-- start of Available data --

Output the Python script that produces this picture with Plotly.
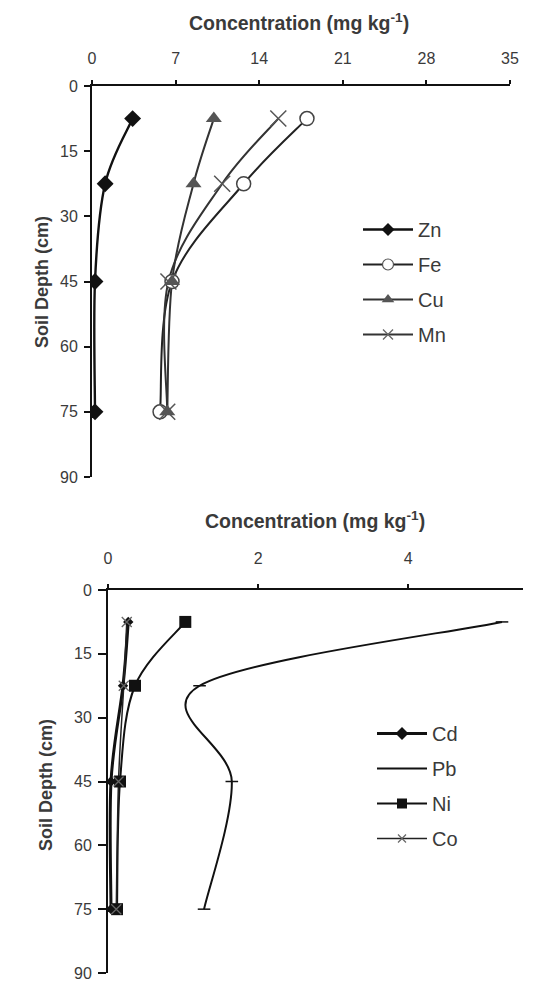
import plotly.graph_objects as go

# ---------------- data ----------------
depth = [7.5, 22.5, 45, 75]

zn = [3.4, 1.1, 0.25, 0.25]
fe = [18.0, 12.7, 6.7, 5.7]
cu = [10.2, 8.5, 6.7, 6.3]
mn = [15.6, 10.9, 6.4, 6.3]

cd = [0.27, 0.20, 0.04, 0.04]
pb = [5.25, 1.22, 1.65, 1.28]
ni = [1.03, 0.36, 0.16, 0.12]
co = [0.25, 0.21, 0.14, 0.11]

top_ticks = [0, 7, 14, 21, 28, 35]
bot_ticks = [0, 2, 4]
depth_ticks = [0, 15, 30, 45, 60, 75, 90]

x_title = "Concentration (mg kg<sup>-1</sup>)"
y_title = "Soil Depth (cm)"

FONT = "Liberation Sans, Arial, sans-serif"
TXT = "#3a3a3a"
OFF = 8                      # page body margin
W, H = 543 - OFF, 992 - OFF

fig = go.Figure()
shapes = []


def smooth_path(xs, ys):
    """Excel-style smoothed line: cubic Bezier segments through the data points."""
    pts = list(zip(xs, ys))
    n = len(pts)
    d = "M{},{}".format(*pts[0])
    for i in range(n - 1):
        p0 = pts[i - 1] if i > 0 else pts[i]
        p1, p2 = pts[i], pts[i + 1]
        p3 = pts[i + 2] if i + 2 < n else pts[i + 1]
        c1 = (p1[0] + (p2[0] - p0[0]) / 6, p1[1] + (p2[1] - p0[1]) / 6)
        c2 = (p2[0] - (p3[0] - p1[0]) / 6, p2[1] - (p3[1] - p1[1]) / 6)
        d += " C{},{} {},{} {},{}".format(c1[0], c1[1], c2[0], c2[1], p2[0], p2[1])
    return d


def add(x, name, axes, legend, marker, leg_marker, lc="#111111", lw=1.8):
    # smoothed connecting line, drawn on the panel's axes
    shapes.append(dict(type="path", path=smooth_path(x, depth), xref=axes[0], yref=axes[1],
                       line=dict(color=lc, width=lw), layer="below"))
    # data markers
    fig.add_trace(go.Scatter(x=x, y=depth, name=name, mode="markers", marker=marker,
                             xaxis=axes[0], yaxis=axes[1], showlegend=False,
                             legendgroup=name, legend=legend))
    # legend entry (line + marker)
    fig.add_trace(go.Scatter(x=[None], y=[None], name=name, mode="lines+markers",
                             line=dict(color=lc, width=lw), marker=leg_marker,
                             xaxis=axes[0], yaxis=axes[1], legendgroup=name, legend=legend))


# top panel
add(zn, "Zn", ("x", "y"), "legend",
    dict(symbol="diamond", size=13, color="#111111"),
    dict(symbol="diamond", size=10, color="#111111"), lw=2.4)
add(fe, "Fe", ("x", "y"), "legend",
    dict(symbol="circle", size=14, color="white", line=dict(width=1.5, color="#444444")),
    dict(symbol="circle", size=11, color="white", line=dict(width=1.2, color="#555555")),
    lc="#222222", lw=2)
add(cu, "Cu", ("x", "y"), "legend",
    dict(symbol="triangle-up", size=14, color="#555555"),
    dict(symbol="triangle-up", size=11, color="#555555"), lc="#333333", lw=2)
add(mn, "Mn", ("x", "y"), "legend",
    dict(symbol="x-thin-open", size=16, color="#555555", line=dict(width=1.5, color="#555555")),
    dict(symbol="x-thin-open", size=10, color="#666666", line=dict(width=1.3, color="#666666")),
    lc="#333333", lw=2)

# bottom panel
add(cd, "Cd", ("x2", "y2"), "legend2",
    dict(symbol="diamond", size=8, color="#111111"),
    dict(symbol="diamond", size=10, color="#111111"), lw=3)
add(pb, "Pb", ("x2", "y2"), "legend2",
    dict(symbol="line-ew-open", size=9, color="#111111", line=dict(width=1.5, color="#111111")),
    dict(symbol="line-ew-open", size=1, color="#111111", line=dict(width=1, color="#111111")),
    lw=2)
add(ni, "Ni", ("x2", "y2"), "legend2",
    dict(symbol="square", size=12, color="#111111"),
    dict(symbol="square", size=10, color="#111111"), lw=2)
add(co, "Co", ("x2", "y2"), "legend2",
    dict(symbol="x-thin-open", size=10, color="#666666", line=dict(width=1.3, color="#666666")),
    dict(symbol="x-thin-open", size=8, color="#666666", line=dict(width=1.2, color="#666666")),
    lc="#222222", lw=1.5)


def px_x(p):
    return (p - OFF) / W


def px_y(p):
    return 1 - (p - OFF) / H


axis_common = dict(showgrid=False, zeroline=False, showline=True, linecolor="#111111",
                   linewidth=2, ticks="outside", tickcolor="#111111", tickwidth=1.5,
                   tickfont=dict(family=FONT, size=16, color=TXT))

legend_common = dict(xanchor="left", yanchor="top", bgcolor="rgba(0,0,0,0)",
                     tracegroupgap=6, itemwidth=50,
                     font=dict(family=FONT, size=20, color=TXT))


def ann(text, x, y, size, angle=0):
    return dict(text="<b>" + text + "</b>", x=px_x(x), y=px_y(y), xref="paper", yref="paper",
                xanchor="center", yanchor="middle", showarrow=False, textangle=angle,
                font=dict(family=FONT, size=size, color=TXT))


fig.update_layout(
    width=W, height=H, margin=dict(l=0, r=0, t=0, b=0, autoexpand=False),
    paper_bgcolor="white", plot_bgcolor="white",
    font=dict(family=FONT, color=TXT),
    shapes=shapes,
    xaxis=dict(domain=[px_x(92), px_x(510)], range=[0, 35], side="top", anchor="y",
               tickvals=top_ticks, ticklen=4, ticklabelstandoff=10, **axis_common),
    yaxis=dict(domain=[px_y(477), px_y(86)], range=[90, 0], anchor="x",
               tickvals=depth_ticks, ticklen=6, ticklabelstandoff=3, **axis_common),
    xaxis2=dict(domain=[px_x(108), px_x(523)], range=[0, 5.53], side="top", anchor="y2",
                tickvals=bot_ticks, ticklen=4, ticklabelstandoff=14, **axis_common),
    yaxis2=dict(domain=[px_y(973), px_y(590)], range=[90, 0], anchor="x2",
                tickvals=depth_ticks, ticklen=8, ticklabelstandoff=3, **axis_common),
    legend=dict(x=px_x(358), y=px_y(210), **legend_common),
    legend2=dict(x=px_x(372), y=px_y(714), **legend_common),
    annotations=[
        ann(x_title, 299, 22, 19.5),
        ann(x_title, 315, 520, 19.5),
        ann(y_title, 42, 282, 18, -90),
        ann(y_title, 46, 785, 18, -90),
    ],
)

fig.write_html("out.html")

-- end of Available data --

Repeat only the lines from the beginning of the material through the line containing "shapes = []", both ends kept, leaving pictures out.

Output of the exercise =>
Output the Python script that produces this picture with Plotly.
import plotly.graph_objects as go

# ---------------- data ----------------
depth = [7.5, 22.5, 45, 75]

zn = [3.4, 1.1, 0.25, 0.25]
fe = [18.0, 12.7, 6.7, 5.7]
cu = [10.2, 8.5, 6.7, 6.3]
mn = [15.6, 10.9, 6.4, 6.3]

cd = [0.27, 0.20, 0.04, 0.04]
pb = [5.25, 1.22, 1.65, 1.28]
ni = [1.03, 0.36, 0.16, 0.12]
co = [0.25, 0.21, 0.14, 0.11]

top_ticks = [0, 7, 14, 21, 28, 35]
bot_ticks = [0, 2, 4]
depth_ticks = [0, 15, 30, 45, 60, 75, 90]

x_title = "Concentration (mg kg<sup>-1</sup>)"
y_title = "Soil Depth (cm)"

FONT = "Liberation Sans, Arial, sans-serif"
TXT = "#3a3a3a"
OFF = 8                      # page body margin
W, H = 543 - OFF, 992 - OFF

fig = go.Figure()
shapes = []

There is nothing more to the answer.